I will give you GE and Yahoo and all the other Christmas tree lights that blink off and on, but the fundamental truth is what drove the Dow up was massive investment in the tech sector, and phony accounting. All of this was warned about and all the warning were ignored. (Levitt, SEC retiree) The fact is the Emperor Dow has no clothes and his Christmas tree is on fire.
Dow 11,000 was based on increased everything and Yahoo making 2 dollars a share, not 5 cents. Fact is companies like Yahoo will someday go tits up and so will many internet carriers. Even the cable TV companies operate at a loss mostly and they have a good economic model compared to the internet.
Once you had 1000 companies that were making their numbers and outmaking their numbers and 300 dollar tech stocks that cannot sell a computer now to save their lives. And Compaq and HP in a marriage of misery. Once Goliaths of networking, defeated by David Chow's cheapo PC.

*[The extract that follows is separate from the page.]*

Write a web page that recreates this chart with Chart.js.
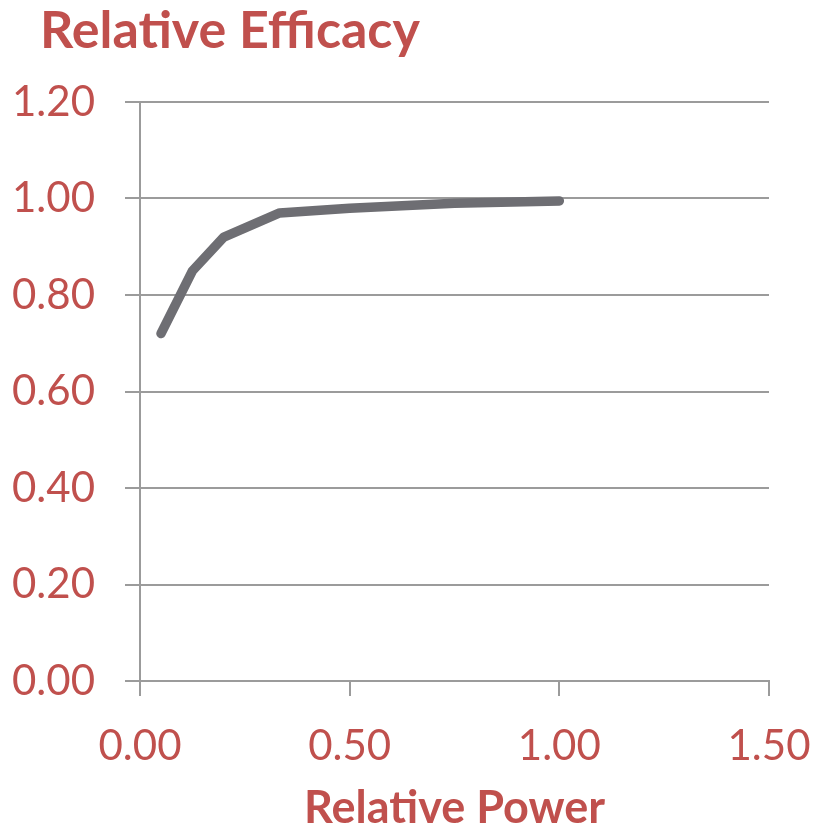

So you have one stock with its finger in the dyke. But in fact the whole sorry mess is going to get swept away by the flood tide of a return to normalcy. And as I see it, 'Merickan bizness has not fundamentally expanded since 1987 and that is about where the Dow is headed. Everything else is money flood. And when money floods out, it will be bye-bye, Dow peak and hello Dow trough.
All we will need next year is a few urban revolutions, crop failure, massive strikes and layoffs and a couple of huge hurricanes and floods to round out the picture.
Things go peristaltically through the intestine of the economy. We have to wait for another Tech bulge before being expelled into the sewage of economic bliss.